In a recent interview, Assange, who has been holed up in London's Ecuadorian embassy since 2012, revealed that India had turned a deaf ear to his request at a time when he most needed shelter.
However, rebutting his asylum claim, Press Trust of India (PTI) quoted a top government source saying, "We have checked our records and we cannot find any reference to Julian Assange seeking asylum. I don't know, whether he did it through social media or what? Certainly he has not made any request that we are aware of."

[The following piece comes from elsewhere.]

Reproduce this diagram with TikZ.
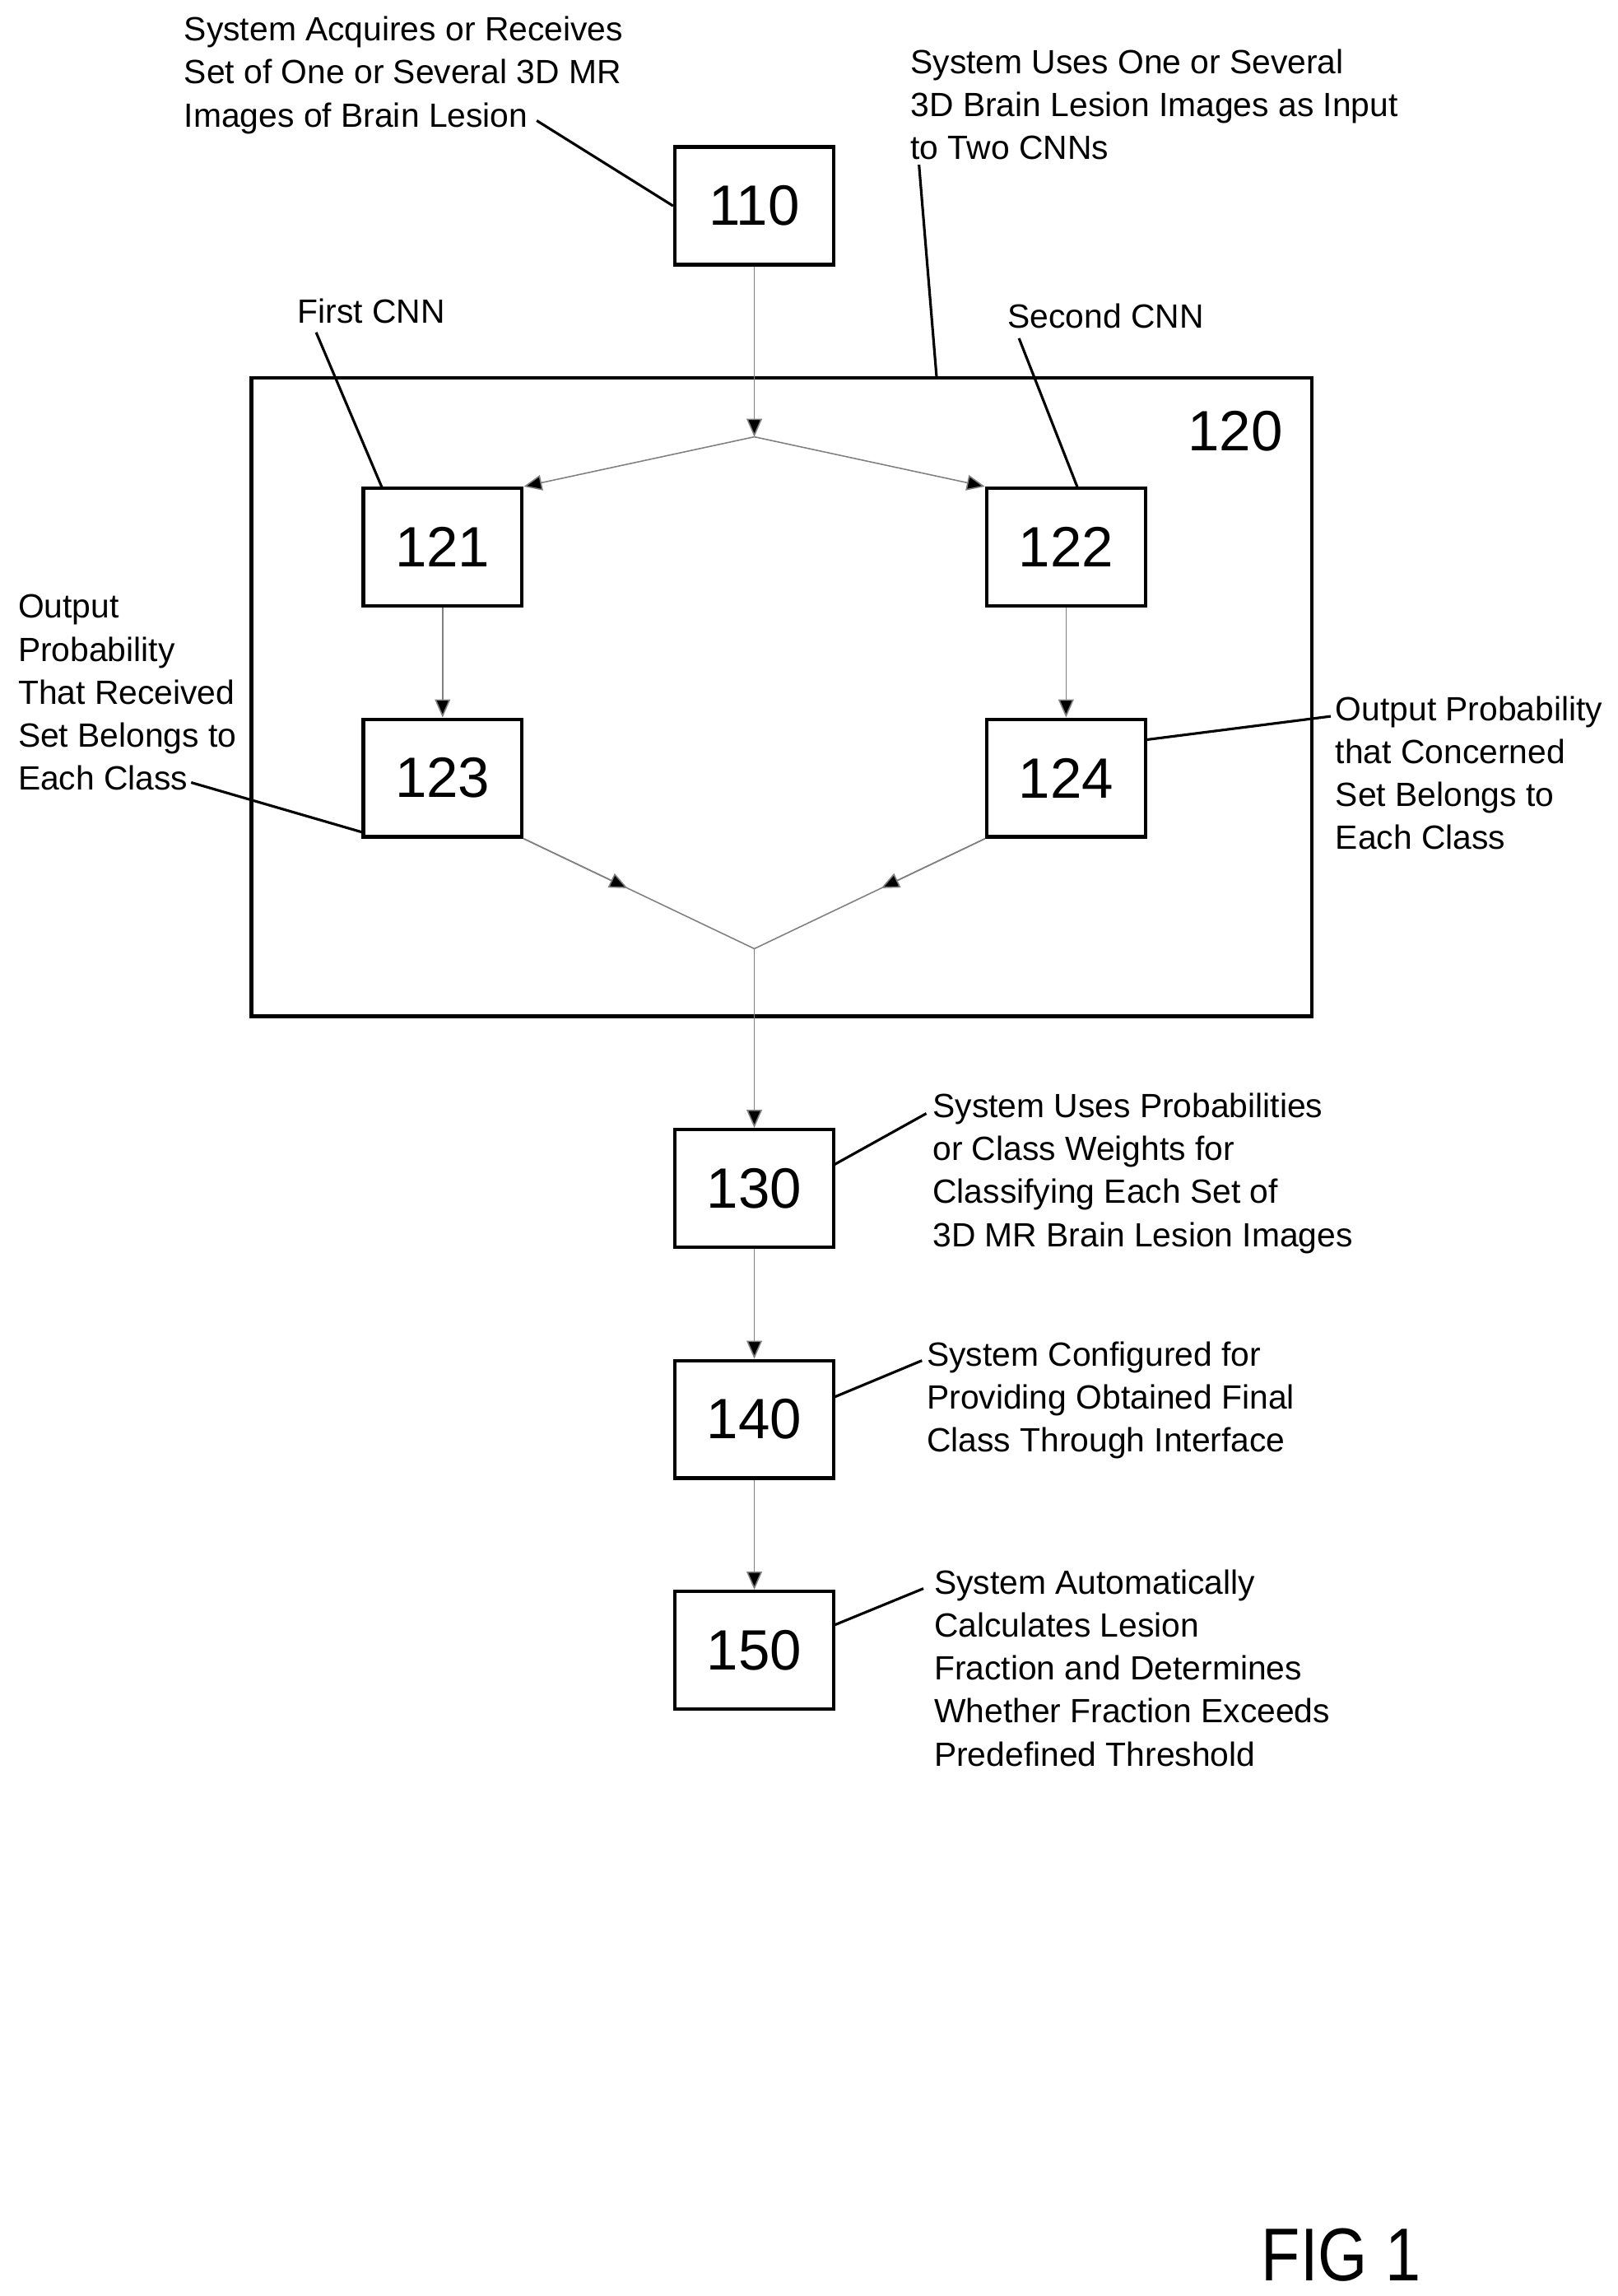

The statement was in reply to Julian Assange direct accusation: "I was disappointed and saddened that India, known for upholding human rights, never got back despite several requests by me for asylum. Indians are also great supporters of WikiLeaks. I therefore contacted the foreign office through the Indian high commissioner. I wrote to them but they never responded."
The Australian was speaking in context of US' Nation Security Agency (NSA) whistleblower Edward Snowden, who leaked classified US surveillance programs to a few media organisations. Assange in the interview requested India to provide Snowden shelter.
"It was because of Snowden that India came to know how US was snooping on them. It is an obligation for India to protect Snowden. India is a super power and does not have to fear other nations. Now is the time for India to show it stands up for human rights," he said.
Assange added that there existed several such surveillance programs but the PRISM surveillance carried out by the US government was most effective.
Addressing the 19th International Symposium on Electronic Art via video conference on Thursday, The Guardian reported Assange as saying, "Edward Snowden revealed something that I've been speaking about for a long time, providing clear concrete proof that the internet has penetrated every aspect of society, right along with it is mass surveillance."
"Right along with it is mass surveillance - mass surveillance by the National Security Agency of the US, working in co-operation with its partners and other countries trying to do the same thing, although not nearly as effectively."
In the wake of the controversial leak, US President Barack Obama created furore as he defended the NSA's role in tracking electronic data of six billion people. "You cannot have 100% security with 100% privacy. Some sacrifices have to be made," he said.